--- BEGIN Information supplied ---
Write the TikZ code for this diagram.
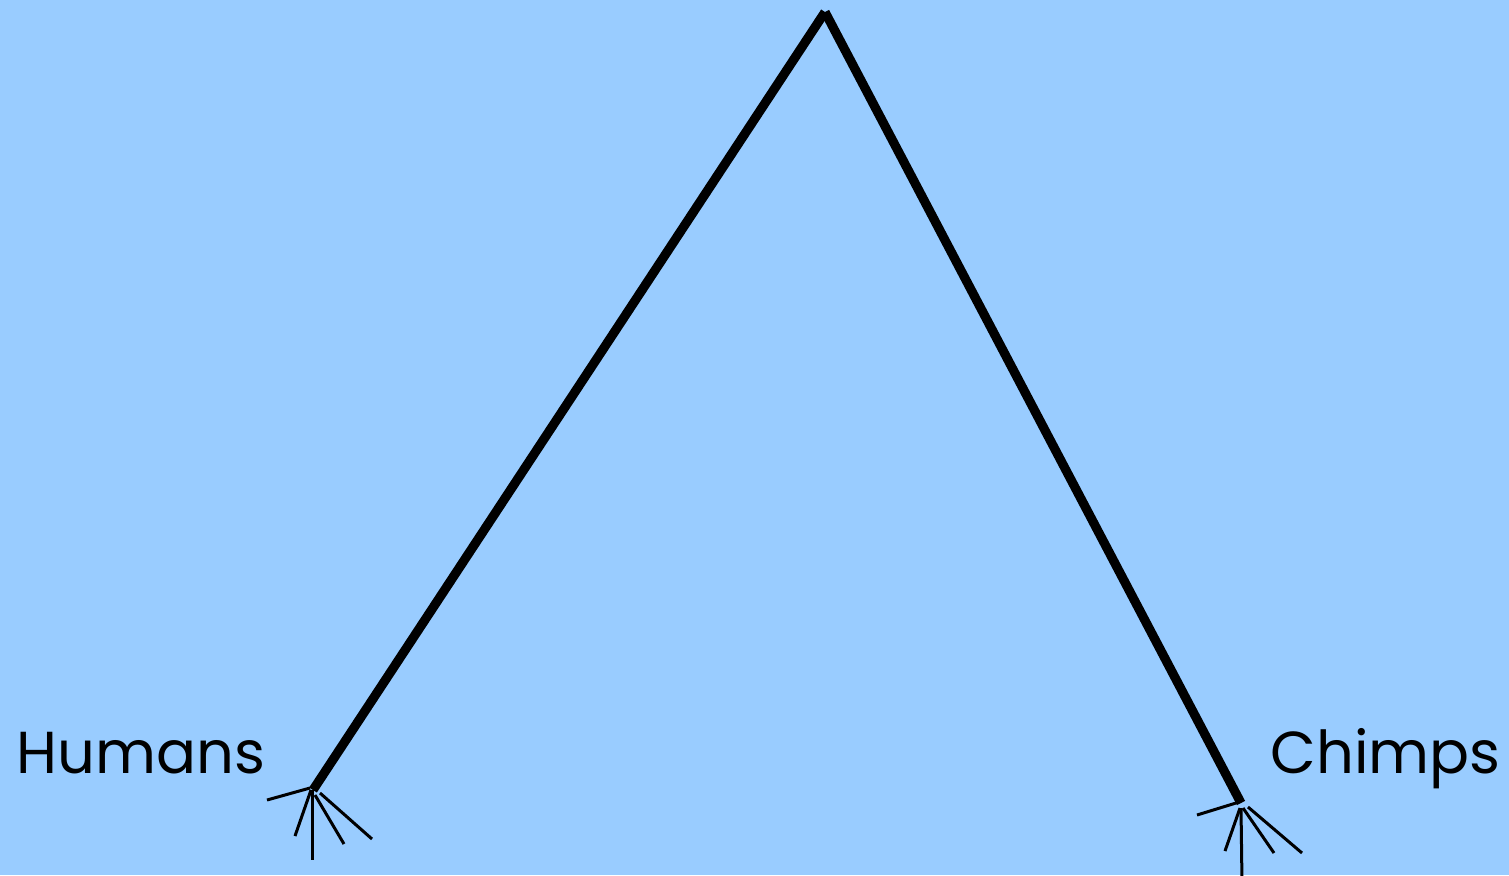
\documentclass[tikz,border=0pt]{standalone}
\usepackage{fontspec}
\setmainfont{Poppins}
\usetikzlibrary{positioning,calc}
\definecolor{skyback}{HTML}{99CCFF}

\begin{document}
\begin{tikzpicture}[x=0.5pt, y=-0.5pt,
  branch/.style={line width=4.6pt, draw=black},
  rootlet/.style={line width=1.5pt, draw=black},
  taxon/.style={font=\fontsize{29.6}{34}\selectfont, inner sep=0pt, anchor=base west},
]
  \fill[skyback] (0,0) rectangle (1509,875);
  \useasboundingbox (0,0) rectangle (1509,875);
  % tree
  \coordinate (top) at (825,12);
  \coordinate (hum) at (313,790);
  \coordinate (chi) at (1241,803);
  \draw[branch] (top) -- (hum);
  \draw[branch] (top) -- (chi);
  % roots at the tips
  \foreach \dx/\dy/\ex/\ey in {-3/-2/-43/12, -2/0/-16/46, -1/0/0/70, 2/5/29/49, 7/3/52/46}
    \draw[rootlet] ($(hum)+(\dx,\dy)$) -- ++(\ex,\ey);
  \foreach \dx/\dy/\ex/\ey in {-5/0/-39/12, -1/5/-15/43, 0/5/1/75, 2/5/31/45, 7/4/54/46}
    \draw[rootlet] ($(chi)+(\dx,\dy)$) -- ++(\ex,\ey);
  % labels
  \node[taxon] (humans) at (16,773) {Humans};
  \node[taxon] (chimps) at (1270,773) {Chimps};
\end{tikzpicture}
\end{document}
--- END Information supplied ---
Your goal ▸ Print the listing above in full, exactly as written. Omit any pictures.

Reply to the exercise ▸
Write the TikZ code for this diagram.
\documentclass[tikz,border=0pt]{standalone}
\usepackage{fontspec}
\setmainfont{Poppins}
\usetikzlibrary{positioning,calc}
\definecolor{skyback}{HTML}{99CCFF}

\begin{document}
\begin{tikzpicture}[x=0.5pt, y=-0.5pt,
  branch/.style={line width=4.6pt, draw=black},
  rootlet/.style={line width=1.5pt, draw=black},
  taxon/.style={font=\fontsize{29.6}{34}\selectfont, inner sep=0pt, anchor=base west},
]
  \fill[skyback] (0,0) rectangle (1509,875);
  \useasboundingbox (0,0) rectangle (1509,875);
  % tree
  \coordinate (top) at (825,12);
  \coordinate (hum) at (313,790);
  \coordinate (chi) at (1241,803);
  \draw[branch] (top) -- (hum);
  \draw[branch] (top) -- (chi);
  % roots at the tips
  \foreach \dx/\dy/\ex/\ey in {-3/-2/-43/12, -2/0/-16/46, -1/0/0/70, 2/5/29/49, 7/3/52/46}
    \draw[rootlet] ($(hum)+(\dx,\dy)$) -- ++(\ex,\ey);
  \foreach \dx/\dy/\ex/\ey in {-5/0/-39/12, -1/5/-15/43, 0/5/1/75, 2/5/31/45, 7/4/54/46}
    \draw[rootlet] ($(chi)+(\dx,\dy)$) -- ++(\ex,\ey);
  % labels
  \node[taxon] (humans) at (16,773) {Humans};
  \node[taxon] (chimps) at (1270,773) {Chimps};
\end{tikzpicture}
\end{document}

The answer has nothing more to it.